What difference does religion make? The answer is “No difference.” It is easy to be just religious versions of the same people we’ve always been.

The atheists have it right. Religion is a power play to control others. It is the opiate of the masses. It’s a pain-killer. It’s a crutch for the weak. It’s a way to justify our behavior and allows us to feel good about ourselves. This is the way religion was perceived and what we learn is that Jesus Himself was anti-religious too and had some of the same issues that Frued, Marx, and Nietzche had with organized religion. That’s why he blasted the religious establishment guys, the Pharisees, like He did and kicked over tables and “violated their rules” like He did.

But what happened was that the ideas of these anti-religious establishment philosophers transferred over to God. Now people seem to see God one of two ways. “God does not exist, so life is meaningless.” Or, “God does exist, and here are the rules – keep them.” Jesus offers a corrective to all this and basically asserts that “I have fulfilled any requirement necessary to procure the salvation of mankind. All religion is inadequate and insufficient. And if you want to know what God is like and how He feels about humanity, then look at my life.”

Christianity goes beyond Judaism. It’s not just repackaging of the same system. Judaism (religion) could not contain it and it answers the deeper questions of life. Christianity blasts the lie that we’re OK or that we’re in charge. It shatters our religion. We can’t hide behind religion anymore. We want God without the hassle of looking at the mess we’ve become. Christianity forces you to look at the mess you’ve become.

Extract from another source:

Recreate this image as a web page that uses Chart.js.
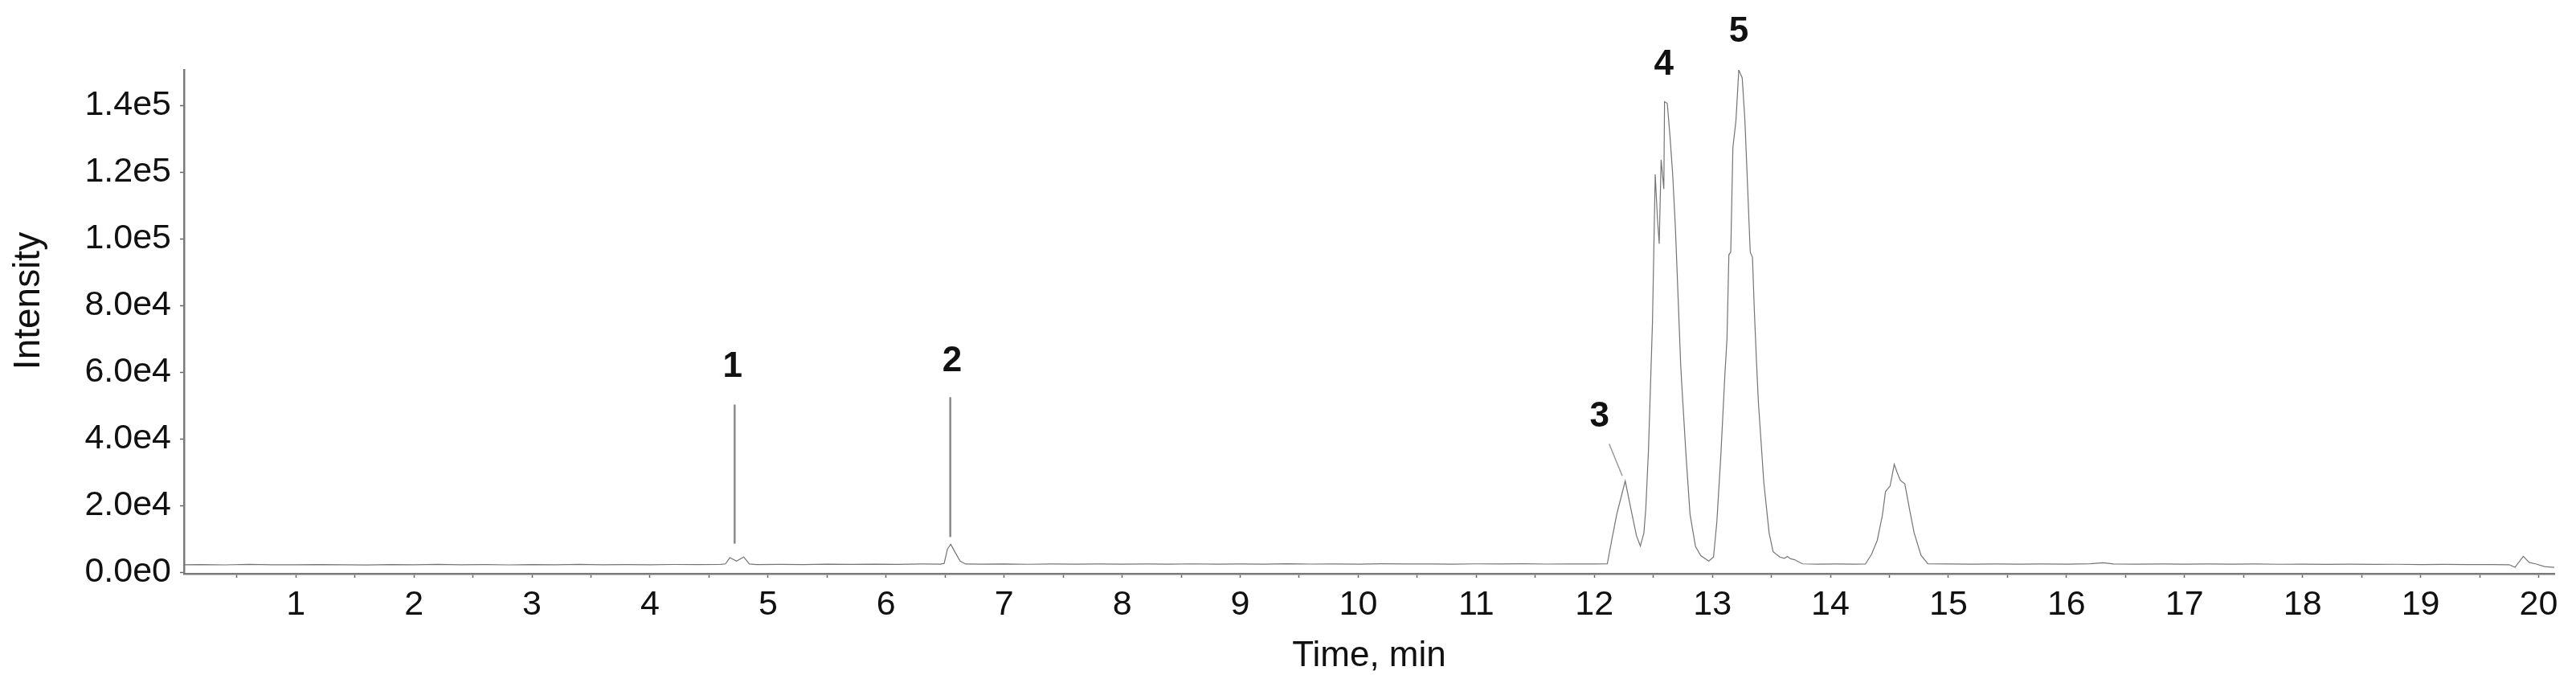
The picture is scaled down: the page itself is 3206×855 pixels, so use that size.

What Nietzsche failed to consider is that in Christianity, God himself became the payment. In no other religion, do you have god or the gods becoming a payment for human evil. Stott says it best: “For the essence of sin is man substituting himself for God, while the essence of salvation is God substituting himself for man.” The tragedy is that when people turn away from God and turn to religion or man-made theories, they begin to see themselves as the center of the universe and they miss grace. We hate not being god, just like Dawkins.

I deeply believe that the crisis we face today is not a crisis of the economy or the stock market or health care, the real crisis in American life today is a crisis of values. What can we believe in anymore? There is only one answer. God became flesh. He became a person in the person of Jesus Christ. He’s come over from the other side of the hedge to let us know that there is a true and living God, and that an unseen world parallel to this one exists and there is a great battle raging for the minds and allegiance of creation.

Religion has been replaced by Relationship.